Friday, January 29, 2010

This Generation Part II

The introductory post explains the purposes, goals and scope of this blog. If you have not read it, I suggest you start there and then, look through the posts to get a feeling for where I have gone and where I am going. But, if you don’t have the time, feel free to read this post alone. However, the blog is meant to be a series and so if you find it interesting you can go back and read it or, if you would prefer you can download a PDF of the entire blog. This PDF will be updated every Saturday so that it will have the entire blog, from first post to last, through the latest Saturday.

Moving on with the discussion of verses in the synoptic gospels where Jesus referred to this generation we will take a look at a few more in context. Mat 11:16-19  "But to what shall I compare this generation? It is like children sitting in the marketplaces and calling to their playmates,  (17)  "'We played the flute for you, and you did not dance; we sang a dirge, and you did not mourn.'  (18)  For John came neither eating nor drinking, and they say, 'He has a demon.'  (19)  The Son of Man came eating and drinking, and they say, 'Look at him! A glutton and a drunkard, a friend of tax collectors and sinners!' Yet wisdom is justified by her deeds." In this passage the generation referred to are the people who were alive to witness the ministry of John the Baptist and Jesus. Therefore, it would only be logical to consider that he meant the forty year generation that interacted with his ministry.

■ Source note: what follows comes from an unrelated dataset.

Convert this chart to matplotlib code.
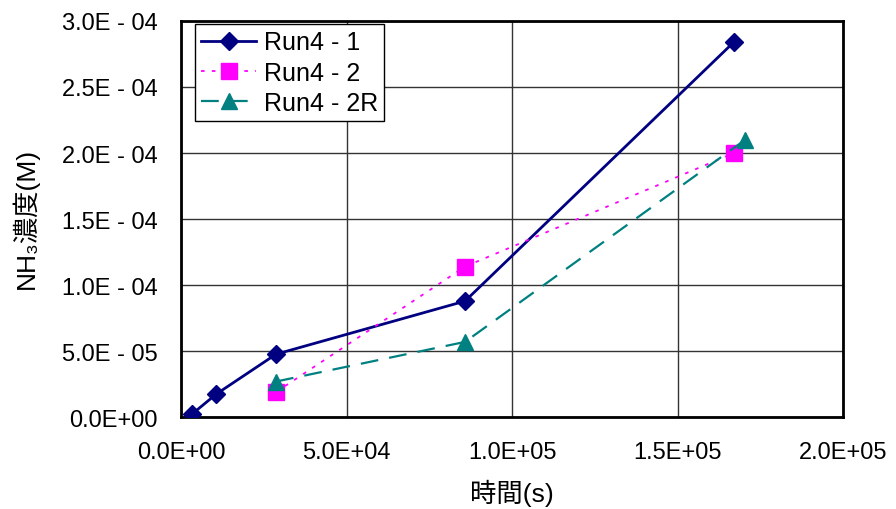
import matplotlib
matplotlib.use("Agg")
import matplotlib.pyplot as plt

plt.rcParams['font.family'] = ['Liberation Sans', 'Noto Sans CJK JP', 'DejaVu Sans']

run41_x = [3.3e3, 10.6e3, 28.7e3, 85.8e3, 167e3]
run41_y = [2.3e-6, 1.74e-5, 4.77e-5, 8.79e-5, 2.84e-4]
run42_x = [28.7e3, 85.8e3, 167e3]
run42_y = [1.9e-5, 1.14e-4, 2.0e-4]
run42r_x = [28.7e3, 85.8e3, 170.4e3]
run42r_y = [2.7e-5, 5.7e-5, 2.1e-4]

xticks = [0, 5e4, 1e5, 1.5e5, 2e5]
xticklabels = ["0.0E+00", "5.0E+04", "1.0E+05", "1.5E+05", "2.0E+05"]
yticks = [0, 5e-5, 1e-4, 1.5e-4, 2e-4, 2.5e-4, 3e-4]
yticklabels = ["0.0E+00", "5.0E - 05", "1.0E - 04", "1.5E - 04", "2.0E - 04", "2.5E - 04", "3.0E - 04"]
series_labels = ["Run4 - 1", "Run4 - 2", "Run4 - 2R"]

fig = plt.figure(figsize=(8.96, 5.10), dpi=100)
ax = fig.add_axes([0.202, 0.180, 0.739, 0.777])

ax.plot(run41_x, run41_y, color='#000080', lw=2, marker='D', ms=9, label=series_labels[0], zorder=3)
ax.plot(run42_x, run42_y, color='#FF00FF', lw=1.3, ls=(0, (2, 4)), marker='s', ms=12, label=series_labels[1], zorder=3)
ax.plot(run42r_x, run42r_y, color='#008080', lw=1.6, ls=(0, (8, 5)), marker='^', ms=12, label=series_labels[2], zorder=3)

ax.set_xlim(0, 2e5)
ax.set_ylim(0, 3e-4)
ax.set_xticks(xticks)
ax.set_xticklabels(xticklabels, fontsize=17)
ax.set_yticks(yticks)
ax.set_yticklabels(yticklabels, fontsize=17)
ax.grid(True, color='#333333', lw=1)
ax.set_axisbelow(True)
for s in ax.spines.values():
    s.set_linewidth(2)
    s.set_color('black')
ax.tick_params(axis='x', length=0, pad=17)
ax.tick_params(axis='y', length=0, pad=17)

ax.set_xlabel('時間(s)', fontsize=19)
ax.xaxis.set_label_coords(0.5, -0.155)
ax.set_ylabel('NH₃濃度(M)', fontsize=19)
ax.yaxis.set_label_coords(-0.214, 0.505)

leg = ax.legend(loc='upper left', bbox_to_anchor=(0.021, 0.992), fontsize=18,
                frameon=True, fancybox=False, edgecolor='black', framealpha=1,
                handlelength=2.2, borderpad=0.25, labelspacing=0.25, handletextpad=0.3,
                borderaxespad=0)
leg.get_frame().set_linewidth(1)

fig.savefig('out.png', dpi=100)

Next; Mark 8:38  For whoever is ashamed of me and of my words in this adulterous and sinful generation, of him will the Son of Man also be ashamed when he comes in the glory of his Father with the holy angels." Here again in this verse, with the addition of the adulterous and sinful generation is a midrash reference to Deu 1;34-35. Now then, the only generation that could be ashamed of him is the generation he interacted with so, we have yet another verse with the Greek word genea in it in which Jesus is obviously speaking about the generation alive at the time of his ministry and definitely not referring to this class of people, i.e., Jews in general that could be postponed to a time two thousand years distant. He was obviously speaking of the current generation.

And; Luk 1:50  And his mercy is for those who fear him from generation to generation. In this verse, the idea of generation to generation demands that it be viewed as a generation of forty years.

In two posts we have looked at several passages from the gospels that the word generation (genea) is clearly meaning generation in the way in which it looks at a family that goes from parent to child and the child grows up to be able to have children.

Isn’t it very likely that Jesus meant generation in the same way in Matthew 24:34?

1 comment:

  1. Yes it is likely, but could it mean that He was speaking on the spiritual condition of the people?